I'm on the lookout. When I find them, I'm gonna be all over them, forging like a rabbit... who is also a blacksmith.
I was cute, wasn't I? Sadly, I was wearing the same outfit the other day and, well, I just can't seem to pull it off anymore. I think maybe the hat is just a bit too much at my age.
I don't exactly know what it is I want, or need, to achieve. I could be content living out my life as is, but content starts to turn to bored after a while. Then it curdles and you have cottage cheese. No wait, that's milk. Anyway, something needs to change. Maybe its a personal thing, though no one in their right mind would ever be able to put up with me and I can't see putting up with anyone else, or maybe its professional, I would love to work for something besides a need for money, or maybe I just need to move into the mountains, grow a beard and befriend a bear. I don't know. I just need more. Mid-life crisis? Maybe. Though I tend to think I'm above such things. Yeah, that sounds elitist. Imagine that!
Anyway, time to start that partying. The hookers should be here at any minute and I haven't even waxed the llama yet.

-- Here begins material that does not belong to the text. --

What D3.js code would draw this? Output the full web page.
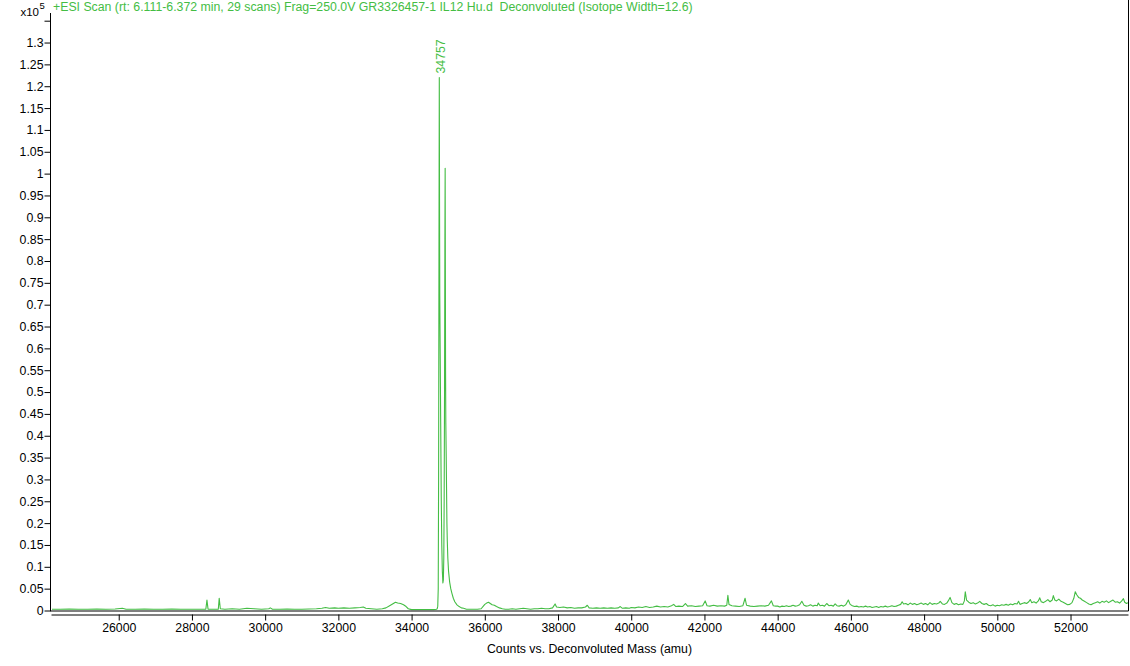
<!DOCTYPE html>
<html>
<head>
<meta charset="utf-8">
<title>Deconvoluted mass spectrum</title>
<script src="https://cdn.jsdelivr.net/npm/d3@7/dist/d3.min.js"></script>
<style>
  html, body { margin: 0; padding: 0; background: #fff; }
  svg { display: block; font-family: "Liberation Sans", Arial, sans-serif; }
</style>
</head>
<body>
<div id="chart"></div>
<script>
// Spectrum: [mass (amu), counts x10^5]
const lowMassRegion = [
  [24150,.003],[24400,.003],[24650,.0035],[24900,.003],[25150,.003],[25400,.0035],
  [25650,.003],[25900,.0035],[26100,.005],[26200,.003],[26450,.003],[26700,.0035],
  [26950,.003],[27200,.003],[27450,.0035],[27700,.003],[27950,.003],[28200,.003],
  [28380,.003],[28410,.024],[28440,.003],[28600,.003],[28720,.003],[28745,.028],
  [28775,.004],[28900,.003],[29100,.004],[29300,.003],[29500,.005],[29700,.004],
  [29900,.003],[30100,.004],[30140,.006],[30200,.003],[30400,.003],[30600,.0035],
  [30800,.003],[31000,.003],[31200,.0035],[31400,.004],[31550,.005],[31650,.007],
  [31750,.005],[31900,.006],[32000,.005],[32150,.006],[32300,.005],[32450,.006],
  [32600,.007],[32680,.008],[32750,.005],[32900,.004],[33050,.003],[33200,.004],
  [33300,.006],[33400,.011],[33480,.015],[33560,.019],[33620,.017],[33700,.016],
  [33780,.013],[33850,.009],[33910,.004],[34000,.002],[34200,.002],[34400,.002],
  [34600,.002],[34680,.003]
];

// main protein peak (34757) and its +162 glycoform
const peakCluster = [
  [34700,.004],[34715,.01],[34728,.05],[34738,.3],[34746,.72],[34752,1.0],
  [34757,1.22],[34763,.95],[34770,.72],[34782,.58],[34795,.43],[34810,.26],
  [34825,.15],[34840,.09],[34855,.063],[34868,.07],[34880,.12],[34890,.25],
  [34900,.5],[34910,.85],[34917,1.012],[34922,.8],[34928,.55],[34935,.43],
  [34945,.36],[34955,.28],[34965,.2],[34975,.16],[34990,.12],[35010,.09],
  [35040,.065],[35070,.05],[35100,.04],[35140,.028],[35180,.02],[35240,.013],
  [35300,.009],[35360,.006],[35420,.005]
];

const midMassRegion = [
  [35500,.003],[35650,.003],[35800,.003],[35900,.004],[35960,.010],[36000,.014],
  [36050,.017],[36100,.019],[36150,.016],[36200,.013],[36260,.012],[36320,.009],
  [36400,.006],[36480,.004],[36560,.003],[36650,.003],[36750,.004],[36850,.003],
  [36950,.004],[37050,.005],[37150,.004],[37250,.003],[37350,.004],[37450,.004],
  [37550,.005],[37650,.004],[37750,.004],[37850,.006],[37920,.015],[37960,.008],
  [38050,.007],[38150,.008],[38250,.006],[38350,.007],[38450,.005],[38550,.006],
  [38650,.006],[38750,.008],[38800,.012],[38850,.006],[38950,.005],[39050,.006],
  [39150,.005],[39250,.006],[39350,.005],[39450,.006],[39550,.005],[39650,.006],
  [39700,.009],[39760,.005],[39850,.006],[39950,.005],
  [40000,.007],[40100,.006],[40200,.008],[40300,.007],[40400,.009],[40500,.007],
  [40600,.008],[40700,.010],[40800,.008],[40900,.009],[41000,.008],[41100,.011],
  [41160,.014],[41220,.009],[41300,.010],[41400,.009],[41480,.016],[41540,.010],
  [41650,.011],[41750,.009],[41850,.010],[41950,.011],[42020,.022],[42070,.011],
  [42150,.010],[42250,.012],[42350,.010],[42450,.011],[42550,.010],[42610,.012],
  [42640,.035],[42670,.014],[42750,.011],[42850,.010],[42950,.009],[43050,.011],
  [43110,.028],[43150,.012],[43250,.010],[43350,.009],[43450,.010],[43550,.011],
  [43650,.010],[43750,.012],[43830,.022],[43880,.011],[43950,.010]
];

const highMassRegion = [
  [44000,.010],[44060,.008],[44120,.010],[44180,.009],[44240,.011],[44300,.009],
  [44360,.010],[44420,.012],[44480,.010],[44540,.011],[44600,.013],[44660,.021],
  [44720,.012],[44780,.010],[44840,.011],[44900,.013],[44960,.010],[45020,.012],
  [45080,.011],[45110,.017],[45160,.011],[45220,.012],[45280,.010],[45340,.016],
  [45400,.011],[45460,.012],[45520,.010],[45570,.015],[45620,.011],[45680,.010],
  [45740,.012],[45800,.010],[45860,.013],[45930,.024],[45980,.014],[46040,.011],
  [46100,.009],[46160,.010],[46220,.008],[46280,.009],[46340,.008],[46400,.010],
  [46460,.008],[46520,.009],[46580,.007],[46640,.008],[46700,.009],[46760,.007],
  [46820,.009],[46880,.008],[46940,.010],[47000,.008],[47060,.009],[47120,.011],
  [47180,.009],[47240,.010],[47300,.012],[47360,.014],[47400,.020],[47440,.015],
  [47500,.016],[47560,.013],[47620,.017],[47680,.014],[47740,.016],[47800,.013],
  [47860,.015],[47920,.017],[47980,.014],[48040,.016],[48100,.013],[48160,.018],
  [48220,.014],[48280,.016],[48340,.015],[48400,.017],[48440,.021],[48500,.015],
  [48560,.014],[48620,.017],[48660,.022],[48710,.030],[48760,.018],[48820,.014],
  [48880,.016],[48940,.013],[49000,.015],[49060,.014],[49100,.022],[49125,.043],
  [49160,.024],[49220,.019],[49280,.016],[49340,.018],[49400,.015],[49460,.017],
  [49520,.021],[49580,.016],[49640,.014],[49700,.016],[49760,.012],[49820,.011],
  [49880,.013],[49940,.010],[50000,.012],[50060,.011],[50120,.013],[50180,.012],
  [50240,.014],[50300,.012],[50360,.015],[50420,.013],[50480,.016],[50540,.015],
  [50580,.021],[50620,.014],[50680,.016],[50740,.018],[50800,.016],[50860,.020],
  [50900,.025],[50940,.018],[51000,.020],[51060,.017],[51120,.022],[51160,.029],
  [51200,.020],[51260,.018],[51320,.021],[51380,.025],[51440,.020],[51500,.024],
  [51530,.034],[51570,.024],[51620,.022],[51680,.026],[51740,.021],[51800,.019],
  [51860,.016],[51920,.013],[51980,.014],[52040,.018],[52090,.028],[52130,.043],
  [52170,.036],[52220,.030],[52270,.028],[52320,.024],[52380,.021],[52440,.018],
  [52500,.015],[52560,.013],[52620,.016],[52680,.018],[52740,.020],[52800,.017],
  [52860,.021],[52920,.019],[52980,.022],[53040,.018],[53100,.021],[53160,.024],
  [53220,.019],[53280,.020],[53340,.017],[53400,.022],[53445,.027],[53480,.019],
  [53530,.016],[53570,.018]
];

const xTickValues = [26000,28000,30000,32000,34000,36000,38000,40000,42000,44000,46000,48000,50000,52000];
const yTickValues = [0,.05,.1,.15,.2,.25,.3,.35,.4,.45,.5,.55,.6,.65,.7,.75,.8,.85,.9,.95,1,1.05,1.1,1.15,1.2,1.25,1.3,1.35];
const yTickLabels = ['0','0.05','0.1','0.15','0.2','0.25','0.3','0.35','0.4','0.45','0.5','0.55','0.6','0.65',
                     '0.7','0.75','0.8','0.85','0.9','0.95','1','1.05','1.1','1.15','1.2','1.25','1.3',''];
const peakLabels = [{ mass: 34757, counts: 1.22, text: '34757' }];

const titleText = '+ESI Scan (rt: 6.111-6.372 min, 29 scans) Frag=250.0V GR3326457-1 IL12 Hu.d  Deconvoluted (Isotope Width=12.6)';
const xAxisTitle = 'Counts vs. Deconvoluted Mass (amu)';

const Spectrum = (() => {
  const W = 1130, H = 666;
  const GREEN = '#44bd44';
  const FONT = 12.3;
  const plot = { left: 51, right: 1128, top: 0, bottom: 610.5 };

  function render(containerId) {
    const svg = d3.select('#' + containerId).append('svg')
      .attr('width', W).attr('height', H);

    const x = d3.scaleLinear().domain([24150, 53570]).range([plot.left, plot.right]);
    const y = d3.scaleLinear().domain([0, 1.35]).range([610.5, 20.7]);

    const spectrum = lowMassRegion.concat(peakCluster, midMassRegion, highMassRegion);

    svg.append('clipPath').attr('id', 'plot-clip')
      .append('rect')
      .attr('x', plot.left + 1).attr('y', plot.top)
      .attr('width', plot.right - plot.left - 1).attr('height', plot.bottom - plot.top);

    // trace
    svg.append('path')
      .datum(spectrum)
      .attr('clip-path', 'url(#plot-clip)')
      .attr('fill', 'none')
      .attr('stroke', GREEN)
      .attr('stroke-width', 1.1)
      .attr('stroke-linejoin', 'round')
      .attr('d', d3.line().x(d => x(d[0])).y(d => y(d[1])));

    // frame: bottom and right edges
    svg.append('path')
      .attr('fill', 'none').attr('stroke', '#000').attr('stroke-width', 1)
      .attr('d', `M${plot.left},${plot.bottom + 0.5}H${plot.right + 0.5}V${plot.top}`);

    // y axis (ticks point left), own domain line reaching above the top tick
    const yAxis = svg.append('g')
      .attr('transform', `translate(${plot.left - 0.5},0)`)
      .call(d3.axisLeft(y).tickValues(yTickValues)
        .tickFormat((d, i) => yTickLabels[i])
        .tickSize(6).tickSizeOuter(0).tickPadding(1));
    yAxis.select('.domain').remove();
    yAxis.selectAll('text').attr('font-size', FONT).attr('font-family', null).attr('fill', '#000');
    svg.append('line')
      .attr('x1', plot.left - 0.5).attr('x2', plot.left - 0.5)
      .attr('y1', 13).attr('y2', plot.bottom + 1)
      .attr('stroke', '#000');

    // x axis sits a few px under the frame, ticks point down
    const xAxis = svg.append('g')
      .attr('transform', `translate(0,${plot.bottom + 4})`)
      .call(d3.axisBottom(x).tickValues(xTickValues)
        .tickFormat(d3.format('d'))
        .tickSize(6).tickSizeOuter(0).tickPadding(3));
    xAxis.selectAll('text').attr('font-size', FONT).attr('font-family', null).attr('fill', '#000');

    // exponent label above the y axis
    svg.append('text')
      .attr('x', 39).attr('y', 16)
      .attr('text-anchor', 'end').attr('font-size', 11.5)
      .text('x10');
    svg.append('text')
      .attr('x', 39.5).attr('y', 9)
      .attr('font-size', 9.5)
      .text('5');

    // title inside the plot area
    svg.append('text')
      .attr('x', 53).attr('y', 11)
      .attr('font-size', FONT).attr('fill', GREEN)
      .style('white-space', 'pre')
      .text(titleText);

    // peak labels, rotated above the apex
    svg.selectAll('.peak-label')
      .data(peakLabels)
      .join('text')
      .attr('class', 'peak-label')
      .attr('transform', d => `translate(${x(d.mass) + 6},${y(d.counts) - 4}) rotate(-90)`)
      .attr('font-size', FONT).attr('fill', GREEN)
      .text(d => d.text);

    svg.append('text')
      .attr('x', (plot.left + plot.right) / 2).attr('y', 653)
      .attr('text-anchor', 'middle').attr('font-size', FONT)
      .text(xAxisTitle);
  }

  return { render };
})();

Spectrum.render('chart');
</script>
</body>
</html>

Well, as my grandfather used to say, "When life gives you cottage cheese, make cottage cheese-aide - - oh, the hell with that! Bring me a beer, Carlos!" He always called me Carlos, even though I was female and not Latino and named Carla. What a guy.
Carlos says, "Bravo, mi amigo!" Really, though, you're the rare male bird if, at 38, you're willing to examine your life and figure out what will give it more meaning. Hooking up with a bear and a waxed llama is a start, of course, but you might eventually want to return to humankind or maybe just human-like (orangutans, for instance).
For a writer, maybe a good place to start is with books - - when's the last time you read "A Tale of Two Cities"? Well, that's too long! Go get a copy at your library, STAT! There's nothing like self-sacrifice for love and justice to get one's blood stirring. And that's how we like our blood - - stirred, not shaken.
Or take a trip - - yeah, that's the ticket! About three years after my divorce, I went to Scotland for three weeks - - it changed my life. The haggis alone was life-changing
Whatever you do, you're starting from a great point - - you're already terrific, even if you don't change a whit. Someone really should change Whit - - he's been a little smelly for a while now.
These feelings of (angst? ennui?) are also responsible, at least in part, for my decision at 43 to begin studying/practicing Aikido. And to attempt to learn Spanish starting at 38. Would you have it any other way?